1) He gives great tech support. True, it takes at least two remotes to turn on our computer/TV hybrid, and up to five remotes if you want to change the channel, but when a computer goes down in our house, you can guarantee that Michael will be able to fix it and probably improve it better than any dork you could hire.

2) He cooks, he cleans (sort of), he does yard work. Michael does all those chores that I either don’t have time to do or just flat out hate doing. I never really did learn how to cook, so we’d starve if he didn’t fix most of our meals. And the yard would look like a jungle if he didn’t mow it down every week, cause I can’t stand doing yard work. As for the cleaning... well, two out of three ain’t bad, and I have to do something in this marriage aside from herding the kids.

3) He puts up with me. Not a lot of people would deal well with my ugly mood swings, especially since I don’t swing from happy to cranky, but from cranky to downright pissed (being happy is over-rated in my book). But Michael seems capable of riding out the storms and content to deal with my usual level of snarkiness, so how can I complain about that?

4) He’s got the money, honey, and he earned it. My dad always used to say, “You can marry a rich man just as easily as you can marry a poor one.” I say marry a smart man, because being rich doesn’t necessarily mean a guy’s got enough brains to hold onto his dough, whereas a smart man will figure out how to make money no matter what. Michael has two degrees in aerospace engineering. Guess what? We ain’t hurting for cash over here.

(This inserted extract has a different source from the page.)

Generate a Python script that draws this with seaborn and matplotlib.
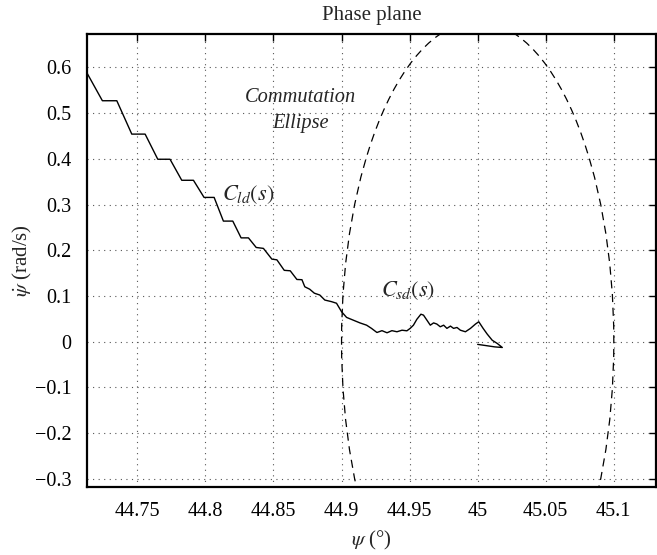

5) He lets me stay home and be a lazy bum. Okay, you and I both know that house wives, or domestic engineers, or whatever the hell you want to call us, are not lazy people. We work our asses off cleaning the house and raising the kids. But there was a time before kids when I used to clean house and work a job out in the real world, and that royally sucked because it left me no time to do the things I loved, like writing and art. So two years before Cassie came along, Michael and I agreed I would quit my job to start my own business. Six years later, I still make almost zero money, but I’m so much happier now. Wait a second, didn’t I just say happiness was over-rated? Okay, I’m not happy, but I’m not killing anybody either, and that’s a good thing.

6) He’s still good looking after thirteen years of marriage. If you think this one doesn’t matter, think again. If you don’t find your mate physically attractive after several years of marriage, you got problems. Nobody wants to wake up one morning, look at their spouse and say, “Damn, that’s ugly.” Trust me on this one.

7) I love him, pure and simple. This one isn’t open to reason or logic. It’s got nothing to do with his money, his looks, or his ability to cook. I just love the big doofus. He’s mine and he’s going to stay mine, even if he does drive me crazy at times. Anybody got a problem with that? No? I didn’t think so.

And that’s it, seven reasons why I’m still married, in spite of my bad attitude yesterday and in spite of his driving me crazy. There are more reasons than this, but these are the first ones that came to mind and I’m out of writing time now so I’ll just close here. I’m sure if you come back in another thirteen years, Michael will still be driving me crazy, but we’ll still be married too, so I won’t have anybody to blame but myself, as always.